Le rapport de forces ainsi établi, c'est l'occasion de reparler des traités
d'Athis sur Orge et de Paris, sur un ton beaucoup plus conciliant qu'à l'époque
des conférences de Tournai. Le roi renonce définitivement à la rente de 20 000
livres : il en avait accepté le rachat pour moitié, mais n'a rien perçu; le
seul début d'exécution des clauses financières des traités a été le paiement
d'une partie de l'indemnité de guerre réglée par la "taille du roi".
En
échange de cette renonciation, le comte de Flandre cède au Capétien les châtellenies
de Lille, Douai et Béthune, déjà engagées jusqu'à l'application complète des
traités et dont le roi touchait les revenus en déduction de la rente. Philippe
le Bel et Robert de Flandre font donc chacun "transport"
(transfert) à l'autre de ses droits, sur la rente pour le premier, sur les seigneuries
pour le second. C'est ce qu'on appelle le "transport
de Flandre", qui est scellé par le traité de Pontoise du 11
juillet 1312. Le roi y fait preuve de générosité "en adoucissant"

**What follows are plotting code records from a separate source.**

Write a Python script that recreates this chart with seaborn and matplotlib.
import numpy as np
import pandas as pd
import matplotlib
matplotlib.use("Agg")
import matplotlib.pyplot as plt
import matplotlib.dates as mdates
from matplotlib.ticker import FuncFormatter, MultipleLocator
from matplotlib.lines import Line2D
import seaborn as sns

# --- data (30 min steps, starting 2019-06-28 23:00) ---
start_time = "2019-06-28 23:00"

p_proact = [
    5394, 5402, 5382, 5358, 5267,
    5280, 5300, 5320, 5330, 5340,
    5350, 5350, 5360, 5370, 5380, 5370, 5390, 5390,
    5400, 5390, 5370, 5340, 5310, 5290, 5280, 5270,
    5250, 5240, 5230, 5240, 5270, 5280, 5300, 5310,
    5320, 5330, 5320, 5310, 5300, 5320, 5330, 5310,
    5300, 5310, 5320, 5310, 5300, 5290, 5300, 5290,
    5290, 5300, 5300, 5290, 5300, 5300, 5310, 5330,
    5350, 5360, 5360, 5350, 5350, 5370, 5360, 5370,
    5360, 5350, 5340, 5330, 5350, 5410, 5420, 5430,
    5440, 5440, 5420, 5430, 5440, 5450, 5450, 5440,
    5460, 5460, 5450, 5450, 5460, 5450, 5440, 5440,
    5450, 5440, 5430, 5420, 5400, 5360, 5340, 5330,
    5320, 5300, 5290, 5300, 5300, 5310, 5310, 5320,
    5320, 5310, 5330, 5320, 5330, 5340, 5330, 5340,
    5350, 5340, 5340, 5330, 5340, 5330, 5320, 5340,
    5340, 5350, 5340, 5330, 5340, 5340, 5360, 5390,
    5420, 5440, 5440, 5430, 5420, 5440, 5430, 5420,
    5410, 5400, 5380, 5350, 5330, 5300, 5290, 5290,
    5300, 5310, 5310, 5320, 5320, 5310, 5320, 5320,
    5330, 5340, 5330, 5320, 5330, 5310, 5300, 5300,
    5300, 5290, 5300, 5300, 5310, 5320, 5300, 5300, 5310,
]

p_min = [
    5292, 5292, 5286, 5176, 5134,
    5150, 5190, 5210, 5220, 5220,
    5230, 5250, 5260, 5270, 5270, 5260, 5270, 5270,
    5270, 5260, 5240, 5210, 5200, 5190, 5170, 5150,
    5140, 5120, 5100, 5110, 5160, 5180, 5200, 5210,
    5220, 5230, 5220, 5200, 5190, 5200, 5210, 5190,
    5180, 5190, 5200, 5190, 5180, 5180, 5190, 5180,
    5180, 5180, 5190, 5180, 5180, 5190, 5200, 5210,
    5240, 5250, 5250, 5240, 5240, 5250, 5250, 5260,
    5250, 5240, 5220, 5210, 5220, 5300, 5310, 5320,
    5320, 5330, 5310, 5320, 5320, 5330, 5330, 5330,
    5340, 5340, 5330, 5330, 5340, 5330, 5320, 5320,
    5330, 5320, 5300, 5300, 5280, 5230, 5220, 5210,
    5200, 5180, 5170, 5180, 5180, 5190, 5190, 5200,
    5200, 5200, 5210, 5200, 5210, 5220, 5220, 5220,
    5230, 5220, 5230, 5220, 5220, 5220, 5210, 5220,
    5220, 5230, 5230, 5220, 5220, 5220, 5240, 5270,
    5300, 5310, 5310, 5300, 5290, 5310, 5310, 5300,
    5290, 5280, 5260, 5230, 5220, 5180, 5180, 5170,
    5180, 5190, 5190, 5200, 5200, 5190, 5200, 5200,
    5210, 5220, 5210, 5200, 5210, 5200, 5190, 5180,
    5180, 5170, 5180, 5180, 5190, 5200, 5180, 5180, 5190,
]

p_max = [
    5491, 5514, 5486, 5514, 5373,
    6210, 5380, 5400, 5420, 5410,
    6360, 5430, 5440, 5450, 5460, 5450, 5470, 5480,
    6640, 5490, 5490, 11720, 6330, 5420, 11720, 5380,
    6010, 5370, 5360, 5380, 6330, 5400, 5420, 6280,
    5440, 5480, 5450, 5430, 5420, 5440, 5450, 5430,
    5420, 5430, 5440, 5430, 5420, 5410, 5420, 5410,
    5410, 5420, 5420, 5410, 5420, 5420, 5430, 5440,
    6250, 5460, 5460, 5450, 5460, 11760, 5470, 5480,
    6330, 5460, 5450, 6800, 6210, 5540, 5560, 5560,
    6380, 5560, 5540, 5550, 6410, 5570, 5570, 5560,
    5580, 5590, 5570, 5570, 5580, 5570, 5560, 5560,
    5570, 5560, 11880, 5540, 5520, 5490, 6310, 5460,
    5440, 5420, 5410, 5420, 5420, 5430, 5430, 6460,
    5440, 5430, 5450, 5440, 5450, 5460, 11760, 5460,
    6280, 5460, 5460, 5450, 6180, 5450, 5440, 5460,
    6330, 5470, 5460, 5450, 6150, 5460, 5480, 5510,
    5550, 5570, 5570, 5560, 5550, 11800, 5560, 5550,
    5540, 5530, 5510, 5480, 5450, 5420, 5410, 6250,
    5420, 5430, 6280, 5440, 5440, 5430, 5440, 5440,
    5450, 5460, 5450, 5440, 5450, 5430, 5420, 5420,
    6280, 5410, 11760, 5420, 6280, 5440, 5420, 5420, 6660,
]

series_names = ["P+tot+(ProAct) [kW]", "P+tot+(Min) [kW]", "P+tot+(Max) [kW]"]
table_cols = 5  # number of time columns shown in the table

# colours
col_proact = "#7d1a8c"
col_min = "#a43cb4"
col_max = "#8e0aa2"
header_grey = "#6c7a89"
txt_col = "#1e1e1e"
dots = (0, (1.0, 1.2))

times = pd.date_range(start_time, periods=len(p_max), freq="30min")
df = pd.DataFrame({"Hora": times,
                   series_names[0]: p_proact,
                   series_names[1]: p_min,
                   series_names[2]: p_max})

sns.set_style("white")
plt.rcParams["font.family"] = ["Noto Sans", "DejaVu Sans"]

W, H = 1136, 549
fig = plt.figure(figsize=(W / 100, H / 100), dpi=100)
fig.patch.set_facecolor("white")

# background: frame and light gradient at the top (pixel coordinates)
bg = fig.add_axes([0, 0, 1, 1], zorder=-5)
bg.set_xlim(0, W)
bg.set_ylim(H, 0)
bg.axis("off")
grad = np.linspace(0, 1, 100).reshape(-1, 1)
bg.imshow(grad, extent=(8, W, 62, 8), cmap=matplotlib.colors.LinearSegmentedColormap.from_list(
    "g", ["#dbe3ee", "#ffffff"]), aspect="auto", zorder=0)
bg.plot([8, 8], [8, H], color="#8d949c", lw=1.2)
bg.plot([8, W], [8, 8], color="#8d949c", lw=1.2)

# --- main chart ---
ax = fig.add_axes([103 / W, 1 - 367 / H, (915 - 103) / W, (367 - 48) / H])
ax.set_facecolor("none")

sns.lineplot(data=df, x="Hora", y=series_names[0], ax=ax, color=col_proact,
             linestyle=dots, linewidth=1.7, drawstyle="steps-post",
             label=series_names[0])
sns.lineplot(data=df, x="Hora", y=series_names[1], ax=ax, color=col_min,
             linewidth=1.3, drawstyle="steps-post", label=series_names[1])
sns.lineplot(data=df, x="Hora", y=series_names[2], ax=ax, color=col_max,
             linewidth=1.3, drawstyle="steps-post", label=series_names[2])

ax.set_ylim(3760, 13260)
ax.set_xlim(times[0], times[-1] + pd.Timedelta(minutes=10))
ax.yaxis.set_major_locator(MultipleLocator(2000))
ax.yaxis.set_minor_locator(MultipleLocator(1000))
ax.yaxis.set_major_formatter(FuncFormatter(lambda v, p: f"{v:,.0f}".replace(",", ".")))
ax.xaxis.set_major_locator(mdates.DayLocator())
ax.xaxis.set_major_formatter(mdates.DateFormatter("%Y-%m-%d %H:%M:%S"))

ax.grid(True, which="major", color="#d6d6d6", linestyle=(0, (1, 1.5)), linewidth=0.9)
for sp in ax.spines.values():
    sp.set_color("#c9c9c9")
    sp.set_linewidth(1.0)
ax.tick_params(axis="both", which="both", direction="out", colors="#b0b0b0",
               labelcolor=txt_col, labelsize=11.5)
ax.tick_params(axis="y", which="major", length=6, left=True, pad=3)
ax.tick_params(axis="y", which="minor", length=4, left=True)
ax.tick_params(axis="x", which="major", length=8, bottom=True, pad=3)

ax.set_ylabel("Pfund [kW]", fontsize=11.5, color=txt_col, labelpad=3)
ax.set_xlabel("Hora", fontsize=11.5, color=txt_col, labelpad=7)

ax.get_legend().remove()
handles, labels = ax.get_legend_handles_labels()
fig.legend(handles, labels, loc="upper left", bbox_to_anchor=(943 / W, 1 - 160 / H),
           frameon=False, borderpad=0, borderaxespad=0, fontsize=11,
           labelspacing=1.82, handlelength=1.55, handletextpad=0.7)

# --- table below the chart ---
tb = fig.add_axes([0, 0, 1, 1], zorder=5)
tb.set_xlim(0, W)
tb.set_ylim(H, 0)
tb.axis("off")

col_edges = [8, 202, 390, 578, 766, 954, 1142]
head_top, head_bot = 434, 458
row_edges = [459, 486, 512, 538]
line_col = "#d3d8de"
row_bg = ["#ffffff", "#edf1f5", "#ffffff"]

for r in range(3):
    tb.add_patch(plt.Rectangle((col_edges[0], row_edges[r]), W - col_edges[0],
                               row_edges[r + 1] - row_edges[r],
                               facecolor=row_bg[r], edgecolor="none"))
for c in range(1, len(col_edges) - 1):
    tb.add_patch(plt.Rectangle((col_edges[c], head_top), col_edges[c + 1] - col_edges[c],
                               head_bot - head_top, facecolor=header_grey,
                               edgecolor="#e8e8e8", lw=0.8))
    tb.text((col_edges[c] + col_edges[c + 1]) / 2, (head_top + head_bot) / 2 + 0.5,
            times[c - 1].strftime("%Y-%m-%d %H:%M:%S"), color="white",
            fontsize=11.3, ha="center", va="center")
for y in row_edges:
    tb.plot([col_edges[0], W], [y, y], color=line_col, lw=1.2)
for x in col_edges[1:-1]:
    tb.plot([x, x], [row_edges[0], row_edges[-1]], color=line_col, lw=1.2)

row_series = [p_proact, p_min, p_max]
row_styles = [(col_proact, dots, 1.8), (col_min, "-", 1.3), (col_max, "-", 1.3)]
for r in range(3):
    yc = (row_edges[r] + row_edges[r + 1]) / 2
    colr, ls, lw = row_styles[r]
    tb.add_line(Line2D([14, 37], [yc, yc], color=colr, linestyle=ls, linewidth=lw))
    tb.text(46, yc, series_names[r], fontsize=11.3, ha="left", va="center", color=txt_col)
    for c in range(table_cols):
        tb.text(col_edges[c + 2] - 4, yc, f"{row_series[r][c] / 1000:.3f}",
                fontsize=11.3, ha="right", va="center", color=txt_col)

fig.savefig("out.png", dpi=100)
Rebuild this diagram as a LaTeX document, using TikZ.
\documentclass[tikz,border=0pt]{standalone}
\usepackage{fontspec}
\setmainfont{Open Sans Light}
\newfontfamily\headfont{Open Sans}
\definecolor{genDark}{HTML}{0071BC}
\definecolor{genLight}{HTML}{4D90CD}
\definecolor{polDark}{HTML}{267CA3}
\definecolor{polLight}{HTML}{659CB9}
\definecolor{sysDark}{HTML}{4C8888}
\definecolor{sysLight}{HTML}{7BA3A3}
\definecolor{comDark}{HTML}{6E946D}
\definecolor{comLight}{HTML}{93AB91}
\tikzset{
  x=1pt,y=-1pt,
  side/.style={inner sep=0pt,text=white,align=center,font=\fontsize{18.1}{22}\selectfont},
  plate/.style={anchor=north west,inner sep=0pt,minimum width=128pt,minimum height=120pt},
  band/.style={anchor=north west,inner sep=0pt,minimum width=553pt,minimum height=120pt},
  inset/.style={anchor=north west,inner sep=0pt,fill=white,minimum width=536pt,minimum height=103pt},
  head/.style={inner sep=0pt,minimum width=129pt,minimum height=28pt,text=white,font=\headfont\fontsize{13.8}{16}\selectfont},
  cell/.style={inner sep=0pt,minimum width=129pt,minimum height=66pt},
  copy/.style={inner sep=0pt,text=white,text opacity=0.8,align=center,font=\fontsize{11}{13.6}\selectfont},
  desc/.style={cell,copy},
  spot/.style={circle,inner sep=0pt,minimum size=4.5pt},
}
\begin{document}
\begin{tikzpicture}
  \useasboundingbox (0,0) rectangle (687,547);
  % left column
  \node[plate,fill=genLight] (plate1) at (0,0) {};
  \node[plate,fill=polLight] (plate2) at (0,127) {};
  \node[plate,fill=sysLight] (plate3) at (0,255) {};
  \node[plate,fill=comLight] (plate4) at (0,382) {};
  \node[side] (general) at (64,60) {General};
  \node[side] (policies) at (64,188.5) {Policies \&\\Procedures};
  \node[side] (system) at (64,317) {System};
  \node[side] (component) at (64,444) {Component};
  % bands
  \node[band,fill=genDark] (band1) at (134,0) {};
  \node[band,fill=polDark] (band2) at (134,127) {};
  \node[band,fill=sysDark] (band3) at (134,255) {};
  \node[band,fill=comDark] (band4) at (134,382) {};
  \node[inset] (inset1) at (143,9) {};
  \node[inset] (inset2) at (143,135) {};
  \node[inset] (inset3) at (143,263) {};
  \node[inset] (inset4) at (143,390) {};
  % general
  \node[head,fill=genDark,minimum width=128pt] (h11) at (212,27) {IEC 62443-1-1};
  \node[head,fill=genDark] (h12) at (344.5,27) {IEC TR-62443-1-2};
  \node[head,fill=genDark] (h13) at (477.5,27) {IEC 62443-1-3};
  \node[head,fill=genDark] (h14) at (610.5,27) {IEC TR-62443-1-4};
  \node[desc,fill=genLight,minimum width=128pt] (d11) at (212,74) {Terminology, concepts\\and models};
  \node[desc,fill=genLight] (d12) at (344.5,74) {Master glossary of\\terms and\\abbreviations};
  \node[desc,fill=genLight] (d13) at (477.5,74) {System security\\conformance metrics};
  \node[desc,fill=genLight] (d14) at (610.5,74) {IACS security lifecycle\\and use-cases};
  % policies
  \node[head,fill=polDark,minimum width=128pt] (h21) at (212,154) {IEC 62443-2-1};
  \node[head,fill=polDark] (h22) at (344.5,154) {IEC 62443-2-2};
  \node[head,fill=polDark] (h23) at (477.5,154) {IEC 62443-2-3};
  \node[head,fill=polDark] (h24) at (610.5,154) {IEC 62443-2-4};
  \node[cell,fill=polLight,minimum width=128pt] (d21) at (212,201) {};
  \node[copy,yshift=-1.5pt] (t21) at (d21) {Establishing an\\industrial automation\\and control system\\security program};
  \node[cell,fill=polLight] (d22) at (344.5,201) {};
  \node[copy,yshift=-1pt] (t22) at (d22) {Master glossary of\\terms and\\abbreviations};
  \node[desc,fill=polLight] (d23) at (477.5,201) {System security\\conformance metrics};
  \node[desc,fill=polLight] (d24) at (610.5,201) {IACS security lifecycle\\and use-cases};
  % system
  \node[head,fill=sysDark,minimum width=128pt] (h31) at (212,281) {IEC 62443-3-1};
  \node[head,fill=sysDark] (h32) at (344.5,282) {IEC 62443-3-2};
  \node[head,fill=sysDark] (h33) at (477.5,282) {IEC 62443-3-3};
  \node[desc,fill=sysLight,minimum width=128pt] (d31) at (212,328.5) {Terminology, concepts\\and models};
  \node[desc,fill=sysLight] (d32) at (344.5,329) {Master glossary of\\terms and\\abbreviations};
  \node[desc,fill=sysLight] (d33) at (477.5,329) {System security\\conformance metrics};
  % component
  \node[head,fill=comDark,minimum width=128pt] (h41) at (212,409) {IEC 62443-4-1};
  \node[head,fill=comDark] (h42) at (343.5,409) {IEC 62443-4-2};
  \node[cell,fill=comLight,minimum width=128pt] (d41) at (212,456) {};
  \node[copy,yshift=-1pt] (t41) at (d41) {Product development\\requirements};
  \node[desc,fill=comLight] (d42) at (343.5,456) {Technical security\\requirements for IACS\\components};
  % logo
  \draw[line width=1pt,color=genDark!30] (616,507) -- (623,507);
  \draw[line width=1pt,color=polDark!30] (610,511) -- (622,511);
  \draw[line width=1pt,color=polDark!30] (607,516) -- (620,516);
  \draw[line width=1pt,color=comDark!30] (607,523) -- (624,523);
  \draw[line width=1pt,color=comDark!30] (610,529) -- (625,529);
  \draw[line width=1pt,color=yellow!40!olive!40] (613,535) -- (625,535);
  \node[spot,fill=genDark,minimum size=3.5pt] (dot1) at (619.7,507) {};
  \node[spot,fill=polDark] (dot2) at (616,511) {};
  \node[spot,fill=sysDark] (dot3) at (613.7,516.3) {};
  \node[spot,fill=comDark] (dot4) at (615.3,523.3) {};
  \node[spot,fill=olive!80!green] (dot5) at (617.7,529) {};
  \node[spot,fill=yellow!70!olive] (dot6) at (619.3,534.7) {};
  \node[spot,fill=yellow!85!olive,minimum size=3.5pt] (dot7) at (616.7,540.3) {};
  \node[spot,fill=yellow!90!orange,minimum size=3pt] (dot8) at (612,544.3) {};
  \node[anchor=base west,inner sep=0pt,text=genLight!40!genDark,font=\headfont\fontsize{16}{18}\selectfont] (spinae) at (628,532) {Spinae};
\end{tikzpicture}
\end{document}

quelques clauses secondaires et en rendant à son vassal la place de Cassel.
Cet
accord est particulièrement favorable à Philippe le Bel : son domaine s'accroît
des trois châtellenies, qui sont de riches et industrieuses cités; il est reconnu
comme arbitre des conflits en Flandre et dans le Hainaut, et a fait du comte
de Flandre son "client". Selon la rumeur, lechancelier de Flandre
aurait refusé de ratifier le traité de Pontoise, au motif que "le
comte se déshéritait de la sorte". Bien qu'elle soit sans doute
fausse, cette allégation reflète bien le sentiment qui prédomine dans le comté,
à savoir que Robert de Flandre a été la dupe du roi de France. Alors que les
conventions de 1305 et 1309 restent pour l'essentiel lettre morte, la détermination
des appartenances ou dépendances des châtellenies walonnes nouvellement annexées
sera par la suite une source inépuisable de conflit.